Experts find ‘clear evidence’ of Syria war crimes

A team of lawyers, doctors and professors specializing in the prosecution of war crimes and forensic evidence issued a report (PDF) Jan. 20 including numerous photographs alleged to be "clear evidence'" of torture and systematic killings amounting to war crimes in Syria. The report is derived from almost 27,000 photographs which were obtained by a former military police officer in Syria who has since defected. The defector's role was to photograph the bodies of deceased individuals brought from detention facilities to a military hospital, which could reach up to 50 bodies a day. The report documents starvation, brutal beatings, strangulation, and other forms of systematic killings, and the majority of the victims are men aged between 20-40. The report stands by the defector's credibility, who was interviewed over three sessions in the previous 10 days. The report arrived just 48 hours before the Geneva II Conference on Syria is scheduled to commence in Switzerland on Jan. 22, with intense political posturing surrounding the UN backed conference.

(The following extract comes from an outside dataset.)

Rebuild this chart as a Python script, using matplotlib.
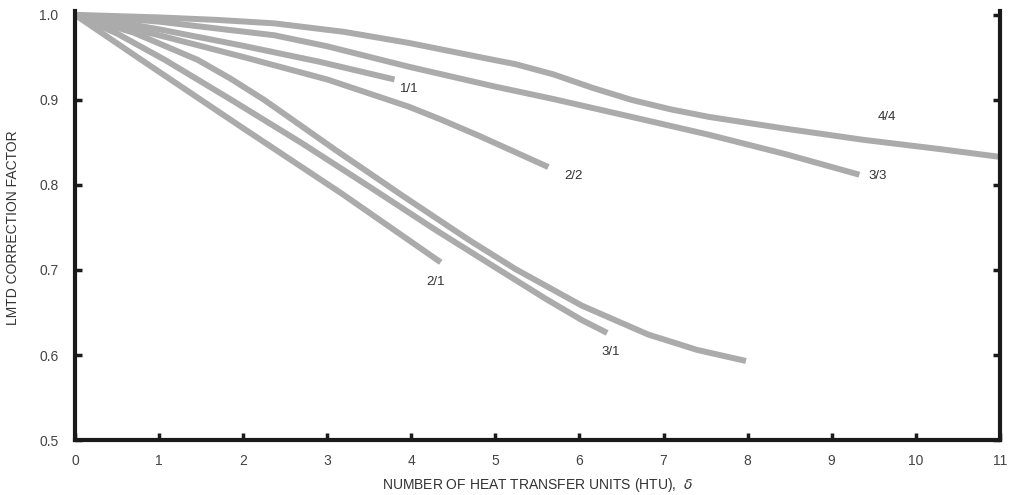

The Syrian civil war has persisted for almost three years, and there is mounting international pressure to find an end to the conflict. The main opposition group within Syria, the Syrian National Coalition, recently agreed to attend the Geneva II conference after an invitation to Iran was rescinded by UN Secretary General Ban Ki-moon Jan. 19. Following Iran's original invitation to Geneva II, the Western-backed Syrian National Coalition announced it would refuse to attend the peace talks if Iran was in attendance.

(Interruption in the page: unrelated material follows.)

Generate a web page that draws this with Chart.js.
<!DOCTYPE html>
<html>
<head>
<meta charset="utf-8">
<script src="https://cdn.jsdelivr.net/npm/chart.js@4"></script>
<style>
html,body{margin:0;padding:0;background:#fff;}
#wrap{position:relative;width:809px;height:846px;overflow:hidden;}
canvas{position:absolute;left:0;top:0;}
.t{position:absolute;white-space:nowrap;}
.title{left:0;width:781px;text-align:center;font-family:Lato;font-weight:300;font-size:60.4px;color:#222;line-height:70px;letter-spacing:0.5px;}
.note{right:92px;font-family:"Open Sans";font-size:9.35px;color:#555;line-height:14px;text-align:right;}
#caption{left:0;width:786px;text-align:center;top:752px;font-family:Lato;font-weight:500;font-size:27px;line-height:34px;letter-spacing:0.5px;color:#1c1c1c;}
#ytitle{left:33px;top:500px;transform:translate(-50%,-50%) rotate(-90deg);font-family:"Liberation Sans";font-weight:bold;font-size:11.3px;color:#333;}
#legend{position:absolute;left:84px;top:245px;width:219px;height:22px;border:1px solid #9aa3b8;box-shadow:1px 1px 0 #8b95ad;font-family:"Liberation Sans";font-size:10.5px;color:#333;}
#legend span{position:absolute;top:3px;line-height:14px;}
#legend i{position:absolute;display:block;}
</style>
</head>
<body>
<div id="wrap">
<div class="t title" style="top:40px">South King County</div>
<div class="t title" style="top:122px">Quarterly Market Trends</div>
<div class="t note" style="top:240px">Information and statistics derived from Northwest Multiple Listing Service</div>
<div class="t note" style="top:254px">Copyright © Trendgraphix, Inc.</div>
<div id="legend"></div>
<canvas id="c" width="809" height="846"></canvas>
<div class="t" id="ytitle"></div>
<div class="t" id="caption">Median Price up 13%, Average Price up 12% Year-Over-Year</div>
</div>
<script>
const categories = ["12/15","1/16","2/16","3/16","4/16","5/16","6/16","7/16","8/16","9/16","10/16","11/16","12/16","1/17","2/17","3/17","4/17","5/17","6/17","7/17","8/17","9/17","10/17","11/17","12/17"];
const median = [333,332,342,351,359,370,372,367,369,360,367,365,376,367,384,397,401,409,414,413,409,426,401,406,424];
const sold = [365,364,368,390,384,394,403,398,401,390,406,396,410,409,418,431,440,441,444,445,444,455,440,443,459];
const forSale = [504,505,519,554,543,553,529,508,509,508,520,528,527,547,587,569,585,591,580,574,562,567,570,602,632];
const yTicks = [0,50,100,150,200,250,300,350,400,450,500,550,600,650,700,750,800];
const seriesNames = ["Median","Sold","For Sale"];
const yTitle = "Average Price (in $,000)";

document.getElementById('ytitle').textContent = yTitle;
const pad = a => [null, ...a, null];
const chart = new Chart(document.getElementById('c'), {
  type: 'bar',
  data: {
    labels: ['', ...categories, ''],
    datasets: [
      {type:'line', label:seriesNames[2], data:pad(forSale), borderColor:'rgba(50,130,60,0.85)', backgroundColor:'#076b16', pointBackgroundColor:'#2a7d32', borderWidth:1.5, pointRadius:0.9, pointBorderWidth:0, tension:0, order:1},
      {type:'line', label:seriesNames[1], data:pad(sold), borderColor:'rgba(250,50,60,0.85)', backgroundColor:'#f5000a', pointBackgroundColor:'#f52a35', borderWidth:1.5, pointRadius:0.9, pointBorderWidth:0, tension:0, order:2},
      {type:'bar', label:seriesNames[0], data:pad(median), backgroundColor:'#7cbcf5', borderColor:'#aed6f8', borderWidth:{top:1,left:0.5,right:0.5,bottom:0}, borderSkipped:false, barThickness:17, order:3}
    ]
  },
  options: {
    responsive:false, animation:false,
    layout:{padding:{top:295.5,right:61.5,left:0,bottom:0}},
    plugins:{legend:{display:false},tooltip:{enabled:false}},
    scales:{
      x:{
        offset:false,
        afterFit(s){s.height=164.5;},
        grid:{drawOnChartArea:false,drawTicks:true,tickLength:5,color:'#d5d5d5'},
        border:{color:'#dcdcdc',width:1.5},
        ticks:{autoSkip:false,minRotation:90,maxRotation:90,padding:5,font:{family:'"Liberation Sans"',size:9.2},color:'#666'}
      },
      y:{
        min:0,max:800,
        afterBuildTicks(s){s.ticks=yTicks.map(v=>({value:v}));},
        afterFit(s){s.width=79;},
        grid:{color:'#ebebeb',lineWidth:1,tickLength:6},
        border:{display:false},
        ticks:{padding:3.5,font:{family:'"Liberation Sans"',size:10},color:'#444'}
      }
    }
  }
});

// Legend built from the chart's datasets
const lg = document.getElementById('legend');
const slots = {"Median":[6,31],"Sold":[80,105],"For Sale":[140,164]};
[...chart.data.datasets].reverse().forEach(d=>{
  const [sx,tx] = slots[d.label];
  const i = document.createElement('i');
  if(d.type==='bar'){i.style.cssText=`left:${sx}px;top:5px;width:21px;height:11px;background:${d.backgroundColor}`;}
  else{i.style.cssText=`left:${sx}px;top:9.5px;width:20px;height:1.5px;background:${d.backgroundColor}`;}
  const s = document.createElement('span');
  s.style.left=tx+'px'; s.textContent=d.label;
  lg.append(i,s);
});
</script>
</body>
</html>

UN pressure on Syria has mounted in the last month as evidence revealed signs of war crimes in the country. Last week, the UN High Commissioner for Human Rights warned Syrian opposition groups that eyewitness reports of mass executions point to mass violations of human rights that may amount to war crimes.

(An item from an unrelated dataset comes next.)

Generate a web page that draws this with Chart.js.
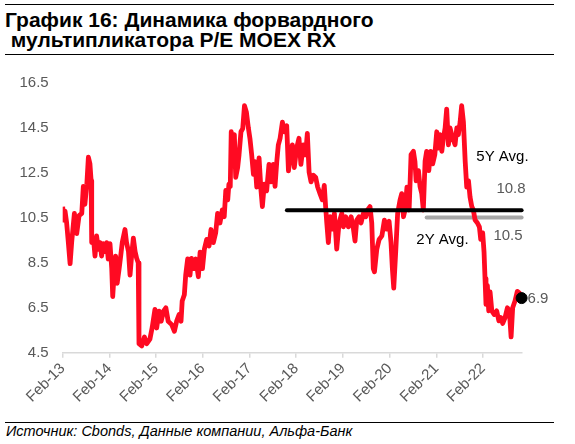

From Juriist, Jan. 21. Used with permission.
 

  1. Syria: “industrial-scale” massacres

    Amnesty International in a statement on the new report of Syrian atrocities urges that world leaders at the Geneva conference "must demand full access to investigate allegations that 11,000 people have been tortured and killed while in detention in the country." Amnesty cites one of the report's authors, Sir Desmond de Silva QC, as saying that the evidence "documented industrial-scale killing."

    De Silva is  former chief prosecutor of the special court for Sierra Leone. The other two principal authors are Sir Geoffrey Nice QC, former lead prosecutor of late Serbian leader Slobodan Milosevic, and Prof. David Crane, who indicted President Charles Taylor of Liberia at the Sierra Leone court. The Guardian infroms us that the thousands of images on which the report is based were smuggled out of Syria by a defector, identified only as "Caesar" for security reasons, who was a photographer with the regime's military police. Ceasar turned memory sticks with the images over to a contact in the Syrian National Movement, which is apparently supported by Qatar. The Guardian emphasizes: "Qatar, which has financed and armed rebel groups, has called for the overthrow of Assad and demanded his prosecution."